Greetings all:
This has all been a highly entertaining correspondence. I have withheld so far, but may draw now what German Philologists might call a Bilanz?
1. Everyone agrees that English is of remarkably various origin, both in formal grammar, past and present usage, and contemporary flexibility.
2. The English vocabulary is, among modern spoken languages, probably the richest, at least in terms of the sheer number of words or stems registered by professional lexicographers, of any currently in use around the globe.
3. Modern English is, for all its admixtures in loan-words, absorption of grammatical and lexical things from other tongues - Celtic, Latin, Norman-French, Amerindian, Hindi, Chinese and other sources - still grammatically a Germanic tongue.

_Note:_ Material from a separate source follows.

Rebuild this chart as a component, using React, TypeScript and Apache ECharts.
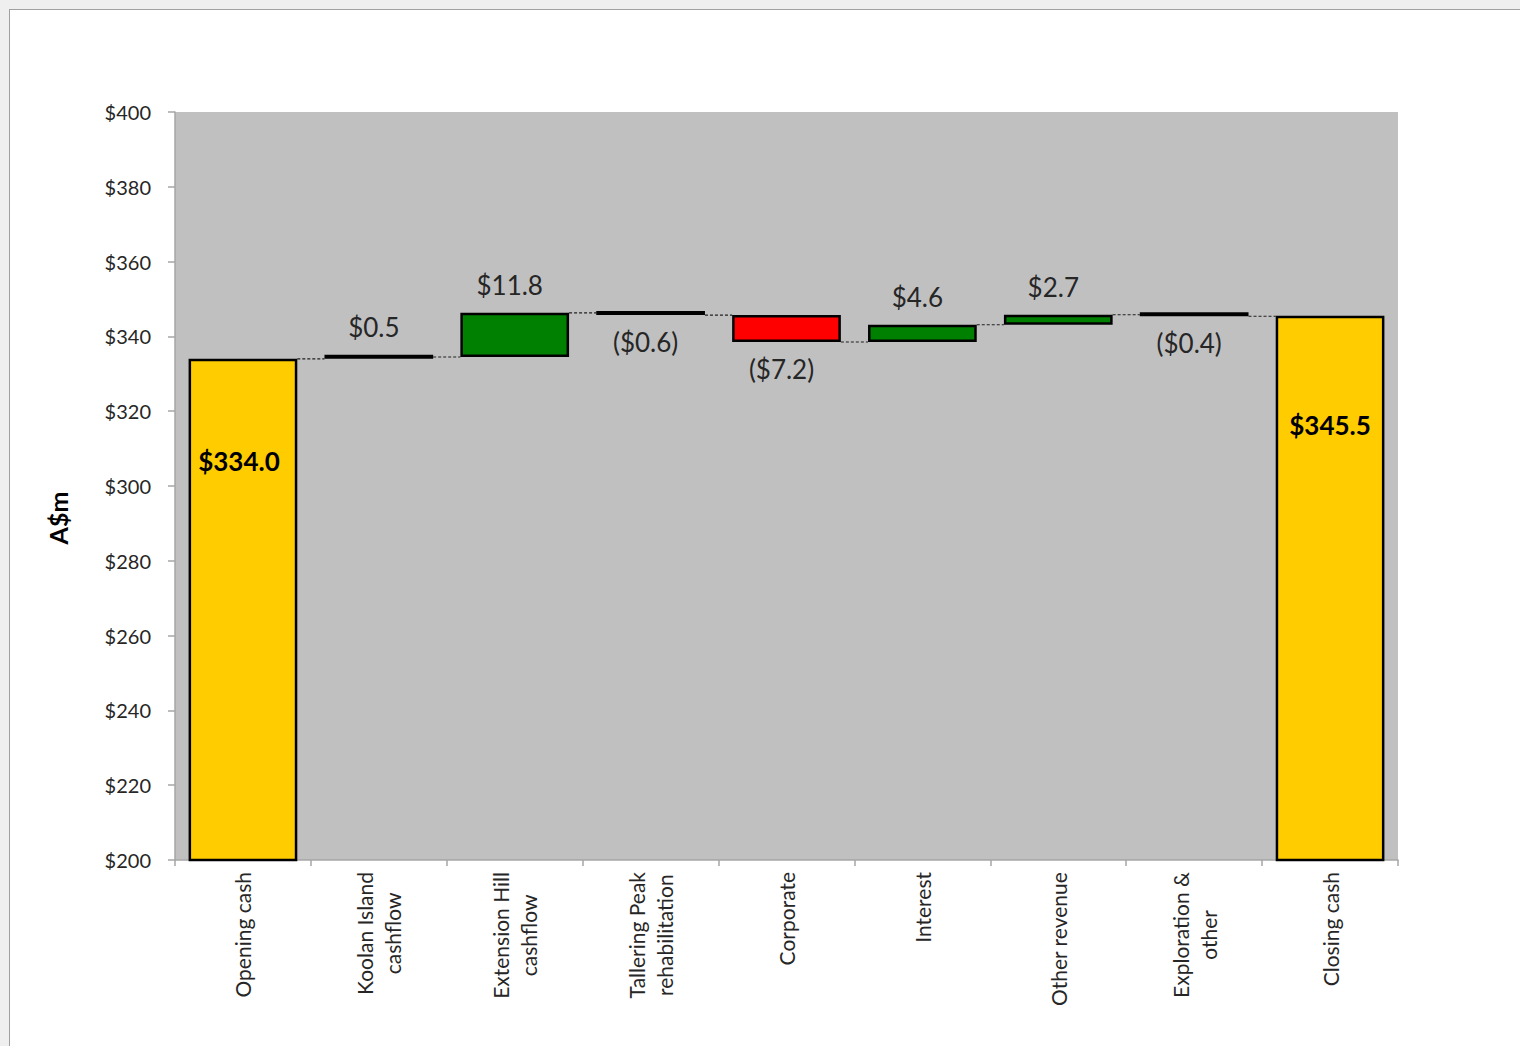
import React, { useEffect, useRef } from "react";
import * as echarts from "echarts";

const categories = [
  "Opening cash",
  "Koolan Island\ncashflow",
  "Extension Hill\ncashflow",
  "Tallering Peak\nrehabilitation",
  "Corporate",
  "Interest",
  "Other revenue",
  "Exploration &\nother",
  "Closing cash",
];
const openingCash = 334.0;
const movements = [0.5, 11.8, -0.6, -7.2, 4.6, 2.7, -0.4];
const closingCash = 345.5;
const yTicks = { min: 200, max: 400, interval: 20 };
const yTitle = "A$m";

const YELLOW = "#FFCC00";
const GREEN = "#008000";
const RED = "#FF0000";
const FONT = "Lato";

export default function App() {
  const ref = useRef<HTMLDivElement>(null);

  useEffect(() => {
    if (!ref.current) return;
    const chart = echarts.init(ref.current, undefined, { renderer: "svg" });

    const signed: number[] = [openingCash, ...movements, closingCash];
    const base: number[] = [0];
    const visible: any[] = [];
    const running: number[] = [openingCash];
    let total = openingCash;
    movements.forEach((d) => {
      const next = total + d;
      base.push(Math.min(total, next));
      total = next;
      running.push(total);
    });
    base.push(0);

    const fmt = (v: number) =>
      v < 0 ? `($${Math.abs(v).toFixed(1)})` : `$${v.toFixed(1)}`;

    signed.forEach((v, i) => {
      const isFirst = i === 0;
      const isLast = i === signed.length - 1;
      const isTotal = isFirst || isLast;
      const color = isTotal ? YELLOW : v >= 0 ? GREEN : RED;
      visible.push({
        value: Math.abs(v),
        itemStyle: { color },
        label: isTotal
          ? {
              show: true,
              position: "insideTop",
              distance: isFirst ? 89 : 96,
              offset: [isFirst ? -4 : 0, 0],
              fontWeight: "bold",
              color: "#000",
            }
          : {
              show: true,
              position: v >= 0 ? "top" : "bottom",
              distance: v >= 0 ? 15 : 14,
              offset: [-5, 0],
              color: "#262626",
            },
      });
    });

    const connectorData = running.map((t, i) => [i, t]);

    chart.setOption({
      animation: false,
      grid: {
        left: 175,
        right: 122,
        top: 112,
        bottom: 186,
        show: true,
        backgroundColor: "#C0C0C0",
        borderWidth: 0,
      },
      graphic: [
        {
          type: "text",
          x: 58,
          y: 518,
          rotation: Math.PI / 2,
          style: {
            text: yTitle,
            fontFamily: FONT,
            fontWeight: "bold",
            fontSize: 25,
            fill: "#000",
            align: "center",
            verticalAlign: "middle",
          },
        },
      ],
      xAxis: {
        type: "category",
        data: categories,
        axisLine: { lineStyle: { color: "#A6A6A6", width: 1.5 } },
        axisTick: { show: true, length: 6, lineStyle: { color: "#A6A6A6", width: 1.5 } },
        axisLabel: {
          rotate: 90,
          margin: 12,
          interval: 0,
          color: "#262626",
          fontFamily: FONT,
          fontSize: 21,
          lineHeight: 28,
          formatter: (val: string) =>
            val
              .split("\n")
              .map((l) => `{c|${l}}`)
              .join("\n"),
          rich: {
            c: {
              align: "center",
              fontFamily: FONT,
              fontSize: 21,
              lineHeight: 28,
              color: "#262626",
            },
          },
        },
      },
      yAxis: {
        type: "value",
        min: yTicks.min,
        max: yTicks.max,
        interval: yTicks.interval,
        splitLine: { show: false },
        axisLine: { show: true, lineStyle: { color: "#A6A6A6", width: 1.5 } },
        axisTick: { show: true, length: 7, lineStyle: { color: "#A6A6A6", width: 1.5 } },
        axisLabel: {
          margin: 24,
          color: "#262626",
          fontFamily: FONT,
          fontSize: 20,
          formatter: (v: number) => `$${v}`,
        },
      },
      series: [
        {
          type: "bar",
          stack: "w",
          barWidth: "80%",
          data: base,
          itemStyle: { color: "transparent", borderWidth: 0 },
          emphasis: { disabled: true },
          silent: true,
        },
        {
          type: "bar",
          stack: "w",
          barWidth: "80%",
          barMinHeight: 4,
          data: visible,
          itemStyle: { borderColor: "#000", borderWidth: 2.5 },
          label: {
            show: true,
            fontFamily: FONT,
            fontSize: 26,
            formatter: (p: any) => fmt(signed[p.dataIndex]),
          },
          z: 3,
        },
        {
          type: "custom",
          data: connectorData,
          encode: { x: 0, y: 1 },
          silent: true,
          z: 2,
          renderItem: (params: any, api: any) => {
            const i = api.value(0);
            const v = api.value(1);
            if (i >= categories.length - 1) return null;
            const p1 = api.coord([i, v]);
            const p2 = api.coord([i + 1, v]);
            const bw = api.size([1, 0])[0] * 0.8;
            return {
              type: "line",
              shape: {
                x1: p1[0] + bw / 2,
                y1: p1[1],
                x2: p2[0] - bw / 2,
                y2: p2[1],
              },
              style: { stroke: "#202020", lineWidth: 1.1, lineDash: [3, 2] },
            };
          },
        },
      ],
    });

    return () => chart.dispose();
  }, []);

  return (
    <div
      style={{
        position: "absolute",
        left: 0,
        top: 0,
        width: 1520,
        height: 1046,
        background: "#EFEFEF",
        overflow: "hidden",
      }}
    >
      <div
        style={{
          position: "absolute",
          left: 9,
          top: 9,
          width: 1520,
          height: 1046,
          background: "#FFFFFF",
          borderLeft: "1.5px solid #A0A0A0",
          borderTop: "1.5px solid #A0A0A0",
        }}
      />
      <div
        ref={ref}
        style={{ position: "absolute", left: 0, top: 0, width: 1520, height: 1046 }}
      />
    </div>
  );
}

4. The dialects of English, from Glasgow to New England, Saskatchewan and Australia always develop their own local lexical, orthographic and phonological formulations, and are bound to do so. That is in the nature of the Darwinian evolution of language.

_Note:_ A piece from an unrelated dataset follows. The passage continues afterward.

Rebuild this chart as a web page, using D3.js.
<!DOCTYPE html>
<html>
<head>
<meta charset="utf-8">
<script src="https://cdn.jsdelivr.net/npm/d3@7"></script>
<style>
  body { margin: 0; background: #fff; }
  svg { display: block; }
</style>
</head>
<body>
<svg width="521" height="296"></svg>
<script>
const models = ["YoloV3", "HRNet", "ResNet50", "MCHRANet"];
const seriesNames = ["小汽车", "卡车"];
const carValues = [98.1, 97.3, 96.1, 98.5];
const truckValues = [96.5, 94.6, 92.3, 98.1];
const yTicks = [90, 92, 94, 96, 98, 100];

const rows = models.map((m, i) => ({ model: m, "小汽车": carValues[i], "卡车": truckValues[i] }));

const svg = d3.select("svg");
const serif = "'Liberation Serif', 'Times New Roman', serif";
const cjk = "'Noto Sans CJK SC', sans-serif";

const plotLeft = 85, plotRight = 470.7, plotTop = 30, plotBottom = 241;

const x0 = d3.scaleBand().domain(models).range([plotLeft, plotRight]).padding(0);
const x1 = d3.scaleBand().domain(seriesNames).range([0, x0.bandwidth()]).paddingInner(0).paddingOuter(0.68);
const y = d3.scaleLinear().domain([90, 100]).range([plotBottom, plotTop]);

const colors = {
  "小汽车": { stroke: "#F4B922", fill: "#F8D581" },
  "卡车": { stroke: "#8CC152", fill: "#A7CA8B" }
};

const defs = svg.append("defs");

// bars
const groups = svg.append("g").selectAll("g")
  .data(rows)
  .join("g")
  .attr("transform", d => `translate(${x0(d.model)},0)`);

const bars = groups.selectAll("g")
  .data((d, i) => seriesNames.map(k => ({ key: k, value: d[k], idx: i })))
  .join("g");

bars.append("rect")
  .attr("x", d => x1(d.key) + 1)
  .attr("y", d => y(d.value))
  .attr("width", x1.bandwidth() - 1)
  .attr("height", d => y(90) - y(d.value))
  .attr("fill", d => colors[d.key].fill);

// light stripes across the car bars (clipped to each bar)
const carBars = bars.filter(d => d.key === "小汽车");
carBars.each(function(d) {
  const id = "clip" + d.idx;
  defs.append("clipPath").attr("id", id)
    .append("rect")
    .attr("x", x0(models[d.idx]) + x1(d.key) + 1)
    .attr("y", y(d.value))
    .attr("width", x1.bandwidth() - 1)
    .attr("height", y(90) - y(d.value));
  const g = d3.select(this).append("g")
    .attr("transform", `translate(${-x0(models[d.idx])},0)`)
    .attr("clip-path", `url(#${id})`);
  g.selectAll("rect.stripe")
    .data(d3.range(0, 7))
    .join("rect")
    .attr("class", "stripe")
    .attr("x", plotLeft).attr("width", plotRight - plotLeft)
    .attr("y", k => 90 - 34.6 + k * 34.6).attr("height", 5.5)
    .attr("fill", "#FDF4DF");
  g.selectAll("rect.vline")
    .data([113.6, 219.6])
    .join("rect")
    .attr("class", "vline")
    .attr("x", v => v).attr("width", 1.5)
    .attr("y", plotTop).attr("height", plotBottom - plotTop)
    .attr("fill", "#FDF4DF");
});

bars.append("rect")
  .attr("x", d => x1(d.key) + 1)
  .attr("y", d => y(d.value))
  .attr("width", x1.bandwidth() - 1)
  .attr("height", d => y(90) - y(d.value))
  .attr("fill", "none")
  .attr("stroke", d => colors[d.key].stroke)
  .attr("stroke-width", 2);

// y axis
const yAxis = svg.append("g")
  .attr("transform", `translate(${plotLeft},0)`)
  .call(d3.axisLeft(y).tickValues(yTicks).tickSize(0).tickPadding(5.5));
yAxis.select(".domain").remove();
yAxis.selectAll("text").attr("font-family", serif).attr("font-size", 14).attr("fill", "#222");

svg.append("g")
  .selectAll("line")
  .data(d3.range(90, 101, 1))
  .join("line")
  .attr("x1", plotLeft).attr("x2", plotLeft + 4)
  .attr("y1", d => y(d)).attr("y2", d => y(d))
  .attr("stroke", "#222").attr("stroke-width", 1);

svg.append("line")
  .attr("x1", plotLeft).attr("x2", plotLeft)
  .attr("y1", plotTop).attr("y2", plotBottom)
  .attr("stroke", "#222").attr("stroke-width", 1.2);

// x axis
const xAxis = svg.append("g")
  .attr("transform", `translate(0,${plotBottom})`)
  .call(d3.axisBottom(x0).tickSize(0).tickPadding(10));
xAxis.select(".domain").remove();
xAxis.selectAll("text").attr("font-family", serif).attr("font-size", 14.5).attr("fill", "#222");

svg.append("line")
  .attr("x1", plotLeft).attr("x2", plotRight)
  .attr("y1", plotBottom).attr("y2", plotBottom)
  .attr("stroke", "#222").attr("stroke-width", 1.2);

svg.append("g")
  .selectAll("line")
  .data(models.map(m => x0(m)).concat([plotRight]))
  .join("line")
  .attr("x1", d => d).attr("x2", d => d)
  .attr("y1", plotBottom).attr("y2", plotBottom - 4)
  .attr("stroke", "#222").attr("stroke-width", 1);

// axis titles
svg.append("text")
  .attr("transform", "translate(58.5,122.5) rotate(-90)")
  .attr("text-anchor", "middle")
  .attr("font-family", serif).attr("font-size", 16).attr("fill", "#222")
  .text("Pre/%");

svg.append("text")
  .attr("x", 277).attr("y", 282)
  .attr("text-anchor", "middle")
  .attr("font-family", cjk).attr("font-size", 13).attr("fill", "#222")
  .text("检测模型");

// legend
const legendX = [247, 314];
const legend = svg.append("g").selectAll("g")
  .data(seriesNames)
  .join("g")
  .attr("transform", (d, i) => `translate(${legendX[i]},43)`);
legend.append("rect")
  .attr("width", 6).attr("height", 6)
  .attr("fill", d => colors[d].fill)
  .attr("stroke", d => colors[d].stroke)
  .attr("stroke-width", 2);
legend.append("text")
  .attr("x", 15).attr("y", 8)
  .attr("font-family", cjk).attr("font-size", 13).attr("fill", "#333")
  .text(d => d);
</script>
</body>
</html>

5. Any attempt to "purify" English, by rejecting the Latinate or other classical roots, and to re-adopt the A-S forms, would be absurd: we might accept y-clept, y-bounden &c. in Christmas carols, but we shall not stop talking about "politics", "religion" or "sport" (of Anglo-French origin), "scoundrel" (likewise).

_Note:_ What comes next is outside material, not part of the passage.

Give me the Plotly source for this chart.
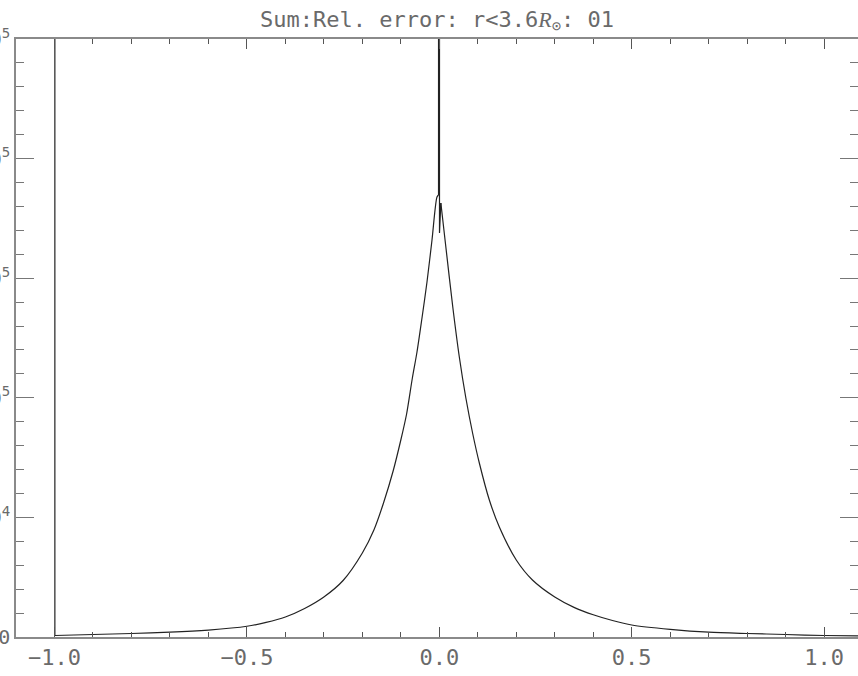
import plotly.graph_objects as go

# Data
x_vals = [-1.0, -0.999, -0.9, -0.8, -0.7, -0.6, -0.5, -0.45, -0.4, -0.35, -0.3, -0.25,
          -0.2, -0.17, -0.145, -0.12, -0.1, -0.085, -0.07, -0.058, -0.045, -0.032,
          -0.019, -0.006, -0.002, 0.0, 0.0005, 0.004, 0.017, 0.035, 0.052, 0.069,
          0.087, 0.104, 0.13, 0.156, 0.2, 0.242, 0.3, 0.35, 0.4, 0.45, 0.5, 0.6,
          0.7, 0.8, 0.9, 1.0, 1.1]
y_vals = [1.0e7, 627, 1045, 1463, 2000, 2900, 4500, 6100, 8361, 11915, 16722, 23620,
          35117, 44732, 56020, 69398, 82358, 93227, 108278, 119147, 133361, 148411,
          165970, 183946, 184783, 1.0e7, 168896, 181438, 163043, 137960, 117057, 99916,
          84866, 72742, 57274, 45987, 32191, 23829, 16722, 12400, 9300, 6900, 5017, 3200,
          2000, 1463, 1045, 627, 418]

x_tickvals = [-1.0, -0.5, 0.0, 0.5, 1.0]
x_ticktext = ["\u22121.0", "\u22120.5", "0.0", "0.5", "1.0"]
y_tickvals = [0, 5e4, 1e5, 1.5e5, 2e5, 2.5e5]
y_ticktext = ["0", "5\u00d710<sup>4</sup>", "1.0\u00d710<sup>5</sup>", "1.5\u00d710<sup>5</sup>",
              "2.0\u00d710<sup>5</sup>", "2.5\u00d710<sup>5</sup>"]

title_text = ("Sum:Rel. error: r<3.6<span style='font-family:Liberation Serif'><i>R</i></span>"
              "<sub>\u2299</sub>: 01")

axis_col = "#8a8a8a"
text_col = "#6a6a6a"
line_col = "#222222"
FONT = "DejaVu Sans Mono"

# split into smooth curve parts and the sharp spikes
i_spike0 = x_vals.index(0.0)
segments = [
    (0, 2, "linear"),                        # vertical line at x=-1
    (1, i_spike0, "spline"),                 # left branch
    (i_spike0 - 1, i_spike0 + 3, "linear"),  # spike at x=0
    (i_spike0 + 2, len(x_vals), "spline"),   # right branch
]

fig = go.Figure()
for a, b, shape in segments:
    fig.add_trace(go.Scatter(x=x_vals[a:b], y=y_vals[a:b], mode="lines",
                             line=dict(color=line_col, width=1.2, shape=shape,
                                       smoothing=0.8 if shape == "spline" else None),
                             showlegend=False, hoverinfo="skip"))

fig.update_layout(
    width=858, height=676,
    margin=dict(l=15.5, r=0, t=39, b=39),
    paper_bgcolor="white", plot_bgcolor="white",
    title=dict(text=title_text, x=0.5, xref="paper", xanchor="center",
               y=1 - 19/676, yanchor="middle",
               font=dict(family=FONT, size=22, color=text_col)),
    font=dict(family=FONT, size=22, color=text_col),
)
fig.update_xaxes(
    range=[-1.1, 1.088], showgrid=False, zeroline=False,
    showline=True, linecolor=axis_col, linewidth=1.5, mirror="ticks",
    ticks="inside", ticklen=10, tickcolor="#555555", tickwidth=1,
    tickvals=x_tickvals, ticktext=x_ticktext,
    tickfont=dict(family=FONT, size=22, color=text_col),
    minor=dict(dtick=0.1, tick0=0, ticks="inside", ticklen=5, tickcolor="#555555"),
    automargin=False,
)
fig.update_yaxes(
    range=[0, 2.5e5], showgrid=False, zeroline=False,
    showline=True, linecolor=axis_col, linewidth=1.5, mirror="ticks",
    ticks="inside", ticklen=18, tickcolor="#777777", tickwidth=1,
    tickvals=y_tickvals, ticktext=y_ticktext,
    tickfont=dict(family=FONT, size=20, color=text_col),
    minor=dict(dtick=1e4, tick0=0, ticks="inside", ticklen=8, tickcolor="#777777"),
    automargin=False,
)

fig.write_html("out.html")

This is what makes English such a magnificent medium for poetry - we will concede to the Italians, Germans and Russians their supremacy in music, and to the Dutch, Renaissance Italian artists and some others, theirs in the related fields.
But precisely because of its long and richly mixed history, we can concede to none in poetry - including that of the Authorised Version of the Bible, whose anniversary we contemplate and celebrate this year.